Jak opisuje "Rzeczpospolita" Generalny Inspektor Danych Osobowych (GIODO) przegrał sprawę o ochronę danych osób publicznych z Kancelarią Premiera (KPRM) w Naczelnym Sądzie Administracyjnym.
Spór GIODO z KPRM dotyczył ujawnienia wyników kontroli w Agencji Restrukturyzacji i Modernizacji Rolnictwa w 2013 roku (raport dotyczył nepotyzmu i kumoterstwa w Agencji). Zostały one opublikowane przez rząd Ewy Kopacz, ale bardzo szybko zniknęły ze stron biuletynu informacji publicznej. Wszystko przez skargi związkowców z ARMiR na ich zdaniem niezgodne z prawem ujawnienie danych osób, które nie pełnią funkcji publicznych.
Rację skarżącym przyznał GIODO i uznał, że publikacje takich raportów rzeczywiście naruszałyby prywatność innych osób.

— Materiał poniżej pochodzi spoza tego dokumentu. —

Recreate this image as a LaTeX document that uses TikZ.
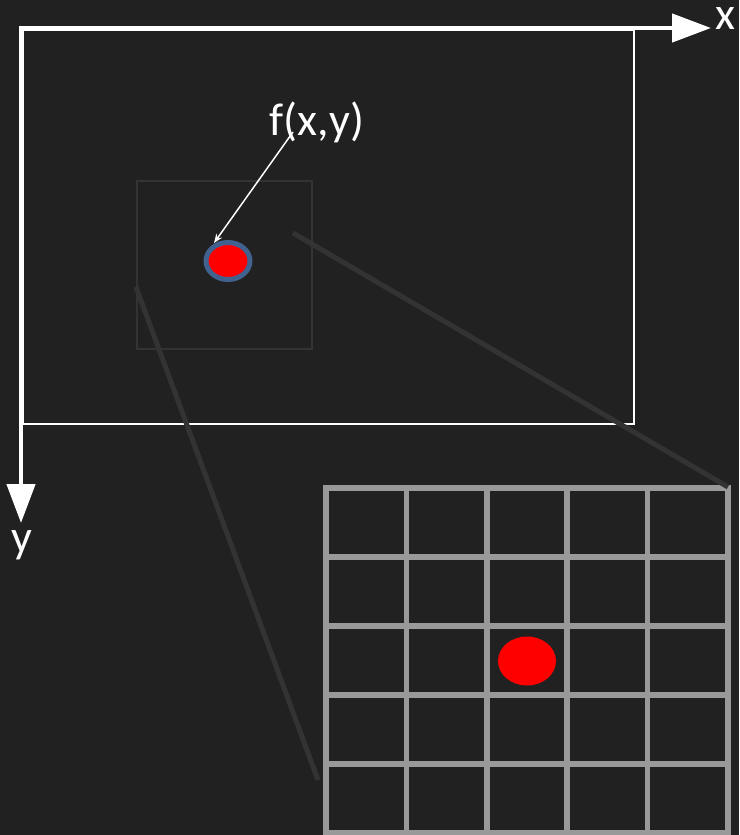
\documentclass[tikz,border=0pt]{standalone}
\usepackage{fontspec}
\setmainfont{Carlito}
\usetikzlibrary{shapes.geometric,arrows.meta}
\definecolor{bg}{HTML}{212121}
\definecolor{zoomline}{HTML}{333333}
\definecolor{gridgray}{HTML}{999999}
\definecolor{ringblue}{HTML}{41618F}
\begin{document}
\begin{tikzpicture}[x=1pt,y=-1pt,
  axis/.style={white, line width=4.5pt, line join=miter},
  label/.style={text=white, font=\fontsize{46}{46}\selectfont, inner sep=0pt, anchor=base},
  frame/.style={white, line width=1.5pt},
  zoombox/.style={zoomline, line width=1.2pt},
  zoomray/.style={zoomline, line width=5pt},
  gridline/.style={gridgray, line width=5.5pt, line cap=rect},
  pointer/.style={white, line width=1.5pt, -{Stealth[length=9pt,width=7pt]}}]
\fill[bg] (0,0) rectangle (739,835);
\useasboundingbox (0,0) rectangle (739,835);

% frame and zoom box
\draw[frame] (23,30) rectangle (634,424);
\draw[zoombox] (137,181) rectangle (312,349);

% axes
\coordinate (O) at (21,28);
\coordinate (xend) at (711,28);
\coordinate (yend) at (21,523);
\draw[axis, {Triangle[length=39pt,width=28pt]}-{Triangle[length=39pt,width=28pt]}] (xend) -- (O) -- (yend);
\node[label, text height=22pt, text depth=0pt] (xl) at (725,29) {x};
\node[label] (yl) at (22,552) {y};

% grid
\foreach \i in {0,...,5} {
  \draw[gridline] ({326+80.4*\i},488) -- ({326+80.4*\i},833);
  \draw[gridline] (326,{488+69*\i}) -- (728,{488+69*\i});
}
\node[ellipse, fill=red, minimum width=58pt, minimum height=49pt, inner sep=0pt] (gpt) at (527,661) {};

% zoom rays
\coordinate (r1a) at (293,233);
\coordinate (r1b) at (728,487);
\coordinate (r2a) at (136,287);
\coordinate (r2b) at (318,780);
\draw[zoomray] (r1a) -- (r1b);
\draw[zoomray] (r2a) -- (r2b);

% point and label
\node[ellipse, draw=ringblue, fill=red, line width=5pt, minimum width=44pt, minimum height=37pt, inner sep=0pt] (pt) at (228,261) {};
\node[label] (f) at (317,135) {f(x,y)};
\coordinate (fa) at (293,132);
\coordinate (fb) at (214,243);
\draw[pointer] (fa) -- (fb);
\end{tikzpicture}
\end{document}
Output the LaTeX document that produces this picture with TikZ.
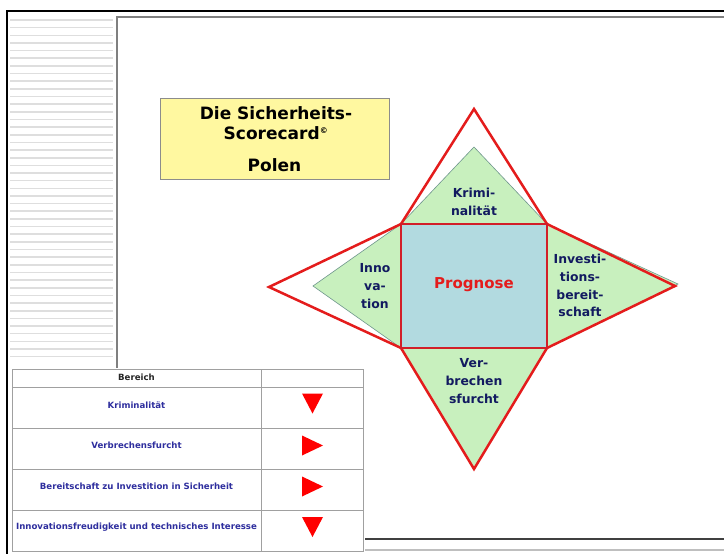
\documentclass[tikz,border=0pt]{standalone}
\usepackage{fontspec}
\setmainfont{DejaVu Sans}
\definecolor{ttlyellow}{RGB}{255,248,160}
\definecolor{sqblue}{RGB}{178,218,224}
\definecolor{netgreen}{RGB}{200,240,190}
\definecolor{netred}{RGB}{228,28,28}
\definecolor{sqred}{RGB}{210,30,40}
\definecolor{navy}{RGB}{18,26,96}
\definecolor{tblue}{RGB}{46,46,158}
\definecolor{stripgrey}{RGB}{222,222,222}
\definecolor{tgrid}{RGB}{160,160,160}
\tikzset{
  stripline/.style={stripgrey, line width=1.6pt},
  greentri/.style={fill=netgreen, draw={rgb,255:red,110;green,150;blue,140}, line width=0.6pt},
  redtri/.style={draw=netred, line width=2.5pt, line join=miter},
  netlabel/.style={font=\bfseries\fontsize{12.4}{17.8}\selectfont, text=navy, align=center, inner sep=0pt},
  ttl/.style={font=\bfseries\fontsize{17}{20}\selectfont, text=black, inner sep=0pt},
  tbltext/.style={font=\bfseries\fontsize{8.6}{9}\selectfont, text=tblue, inner sep=0pt},
  tblgrid/.style={draw=tgrid, line width=0.8pt},
  tri/.style={fill=red},
  downtri/.pic={\fill[tri] (-10.5,-10) -- (10.5,-10) -- (0,10) -- cycle;},
  righttri/.pic={\fill[tri] (-10.5,-10) -- (-10.5,10) -- (10.5,0) -- cycle;}
}
\begin{document}
\begin{tikzpicture}[x=1pt,y=-1pt]
\useasboundingbox (0,0) rectangle (724,554);
\fill[white] (0,0) rectangle (724,554);
% left striped strip
\foreach \i in {0,...,44} \draw[stripline] (10,{20+\i*7.65}) -- (113,{20+\i*7.65});
% frames
\draw[black, line width=1.4pt] (7,554) -- (7,11) -- (724,11);
\draw[gray, line width=1.2pt] (117,368) -- (117,17) -- (724,17);
\draw[black!75, line width=1.4pt] (365,539) -- (724,539);
\draw[black!25, line width=1.2pt] (365,550) -- (724,550);
% title box
\node[draw=black!45, line width=0.8pt, fill=ttlyellow, minimum width=229pt, minimum height=81pt, inner sep=0pt] (titlebox) at (274.5,138.5) {};
\node[ttl] (title1) at (276,113) {Die Sicherheits-};
\node[ttl] (title2) at (276,133) {Scorecard\textsuperscript{\fontsize{8}{8}\selectfont ©}};
\node[ttl] (title3) at (274.5,165) {Polen};
% net coordinates
\coordinate (tl) at (401,224);
\coordinate (tr) at (547,224);
\coordinate (br) at (547,348);
\coordinate (bl) at (401,348);
\coordinate (rtop) at (474,109);
\coordinate (rleft) at (269,287);
\coordinate (rright) at (675,286);
\coordinate (rbot) at (474,469);
\coordinate (gtop) at (474,147);
\coordinate (gleft) at (313,286);
\coordinate (gright) at (678,284);
% green triangles
\filldraw[greentri] (tl) -- (gtop) -- (tr) -- cycle;
\filldraw[greentri] (tl) -- (gleft) -- (bl) -- cycle;
\filldraw[greentri] (tr) -- (gright) -- (br) -- cycle;
\filldraw[greentri] (bl) -- (rbot) -- (br) -- cycle;
% square
\fill[sqblue] (tl) rectangle (br);
% red triangles
\draw[redtri] (tl) -- (rtop) -- (tr);
\draw[redtri] (tl) -- (rleft) -- (bl);
\draw[redtri] (tr) -- (rright) -- (br);
\draw[redtri] (bl) -- (rbot) -- (br);
\draw[draw=sqred, line width=2.8pt] (tl) rectangle (br);
% labels
\node[netlabel] (krim) at (474,202) {Krimi-\\nalität};
\node[netlabel] (inno) at (375,286) {Inno\\va-\\tion};
\node[netlabel] (inv) at (580,285.5) {Investi-\\tions-\\bereit-\\schaft};
\node[netlabel] (verb) at (474,381) {Ver-\\brechen\\sfurcht};
\node[font=\bfseries\fontsize{15}{16}\selectfont, text=netred, inner sep=0pt] (prog) at (474,285) {Prognose};
% table
\fill[white] (12,369) rectangle (363,551);
\draw[tblgrid] (12,369) rectangle (363,551);
\foreach \yy in {387,428,469,510} \draw[tblgrid] (12,\yy) -- (363,\yy);
\draw[tblgrid] (261,369) -- (261,551);
\node[font=\bfseries\fontsize{8.6}{9}\selectfont, text=black!85, inner sep=0pt] (hdr) at (136.5,377) {Bereich};
\node[tbltext] (row1) at (136.5,405) {Kriminalität};
\node[tbltext] (row2) at (136.5,445.5) {Verbrechensfurcht};
\node[tbltext] (row3) at (136.5,486.5) {Bereitschaft zu Investition in Sicherheit};
\node[tbltext] (row4) at (136.5,527) {Innovationsfreudigkeit und technisches Interesse};
\pic at (312.5,403.5) {downtri};
\pic at (312.5,445.5) {righttri};
\pic at (312.5,486.5) {righttri};
\pic at (312.5,527) {downtri};
\end{tikzpicture}
\end{document}
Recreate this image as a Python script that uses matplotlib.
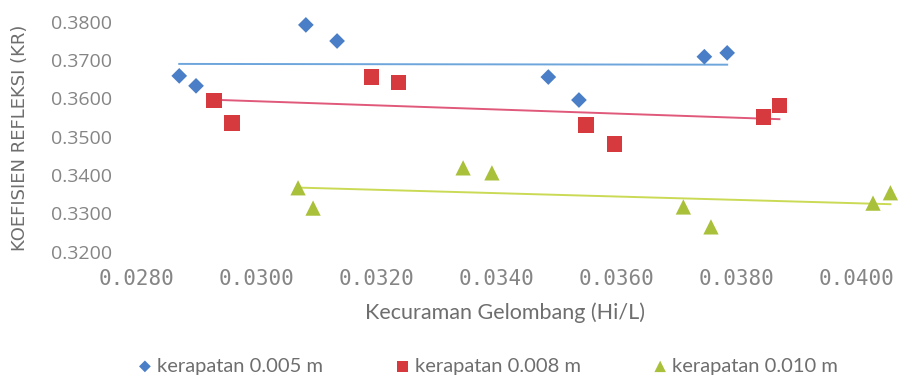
import numpy as np
import matplotlib
matplotlib.use("Agg")
import matplotlib.pyplot as plt

# steepness (Hi/L) vs reflection coefficient (KR) for three spacing variants
x_005 = [0.02872, 0.02900, 0.03083, 0.03135, 0.03487, 0.03538, 0.03747, 0.03785]
kr_005 = [0.3659, 0.3633, 0.3792, 0.3750, 0.3656, 0.3596, 0.3709, 0.3719]

x_008 = [0.02930, 0.02960, 0.03192, 0.03237, 0.03550, 0.03597, 0.03845, 0.03872]
kr_008 = [0.3594, 0.3536, 0.3656, 0.3641, 0.3531, 0.3481, 0.3552, 0.3581]

x_010 = [0.03070, 0.03095, 0.03345, 0.03393, 0.03712, 0.03758, 0.04028, 0.04057]
kr_010 = [0.3367, 0.3314, 0.3419, 0.3406, 0.3317, 0.3265, 0.3327, 0.3354]

labels = ["kerapatan 0.005 m", "kerapatan 0.008 m", "kerapatan 0.010 m"]
x_ticks = [0.028, 0.030, 0.032, 0.034, 0.036, 0.038, 0.040]
y_ticks = [0.32, 0.33, 0.34, 0.35, 0.36, 0.37, 0.38]

# marker, marker colour, trendline colour, marker size (pt)
series = [
    (x_005, kr_005, "D", "#4a7ec6", "#6ea6dc", 8),
    (x_008, kr_008, "s", "#d63a3f", "#e0587a", 11),
    (x_010, kr_010, "^", "#a9c03a", "#cbda55", 11),
]

fig = plt.figure(figsize=(9.02, 3.79), dpi=100)
ax = fig.add_axes([0.1508, 0.3306, 0.847, 0.6694])

handles = []
for (xs, ys, marker, mcol, lcol, ms), lab in zip(series, labels):
    xs = np.array(xs)
    ys = np.array(ys)
    # linear trendline across the data range
    slope, icpt = np.polyfit(xs, ys, 1)
    xl = np.array([xs.min(), xs.max()])
    ax.plot(xl, slope * xl + icpt, color=lcol, lw=1.4, zorder=2)
    h = ax.scatter(xs, ys, marker=marker, s=ms ** 2, color=mcol,
                   edgecolors="none", zorder=3, label=lab)
    handles.append(h)

ax.set_xlim(0.028, 0.04073)
ax.set_ylim(0.3195, 0.3857)
ax.set_xticks(x_ticks)
ax.set_xticklabels([f"{v:.4f}" for v in x_ticks])
ax.set_yticks(y_ticks)
ax.set_yticklabels([f"{v:.4f}" for v in y_ticks])

for s in ax.spines.values():
    s.set_visible(False)
ax.tick_params(length=0, colors="#858585")
for t in ax.get_xticklabels():
    t.set_fontsize(15)
    t.set_fontfamily("DejaVu Sans Mono")
for t in ax.get_yticklabels():
    t.set_fontsize(14)
    t.set_fontfamily("Open Sans")
ax.tick_params(axis="x", pad=11)
ax.tick_params(axis="y", pad=17)

ax.set_xlabel("Kecuraman Gelombang (Hi/L)", fontsize=15.5, color="#6e6e6e",
              family="Lato", va="center")
ax.xaxis.set_label_coords(0.483, -0.234)
ax.set_ylabel("KOEFISIEN REFLEKSI (KR)", fontsize=13, color="#6e6e6e",
              family="DejaVu Sans", va="center")
ax.yaxis.set_label_coords(-0.152, 0.456)

fig.legend(handles=handles, labels=labels, loc="center",
           bbox_to_anchor=(0.541, 0.034), ncol=3, frameon=False,
           prop={"family": "Lato", "size": 14.5}, labelcolor="#6e6e6e",
           handlelength=0.7, handletextpad=0.25, columnspacing=3.6,
           markerscale=0.75)

fig.savefig("out.png", dpi=100)
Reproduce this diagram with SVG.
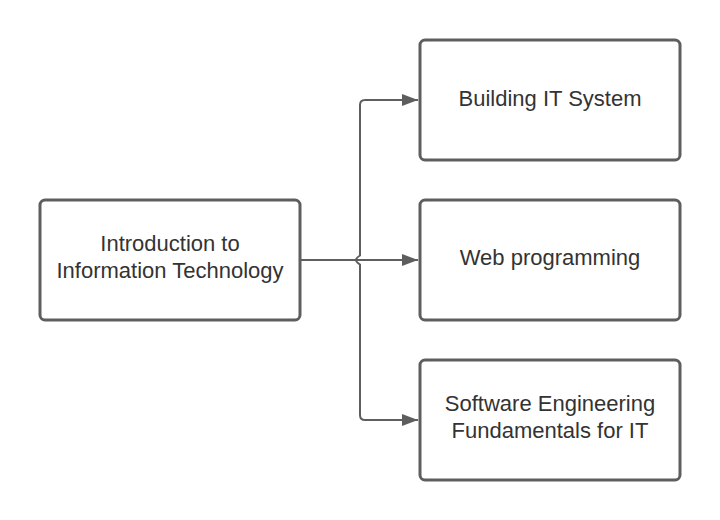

Jednocześnie, decyzja ta stała się przyczynkiem dla kolejnych rządów do tego, by wyników innych kontroli także nie przedstawiać. Chodzi nie tylko o kontrole w ministerstwach, ale też instytucjach bezpośrednio im podległym, jak ARiMR.
KPRM w sprawie ARiMR się odwołało i sprawa trafiła do sądu. Najpierw Wojewódzki Sąd Administracyjny w Warszawie uchylił dwie decyzje GIODO, ale gdy zajął się nią Naczelny Sąd Administracyjny (NSA), skarga kasacyjna została odrzucona (złożoną przez GIODO i ARiMR).
Wyrok NSA musi zmienić tę patologiczną praktykę, bo zdaniem ekspertów był to wybieg
- czytamy w "Rz", a "patologiczna praktyka", czyli odmowa publicznego prezentowania wyników kontroli, po prawie pięciu latach najprawdopodobniej się zakończy. "Kontrole Kancelarii Premiera z ostatnich czterech lat muszą zostać ujawnione - to precedensowy wyrok NSA" - opisuje dziennik.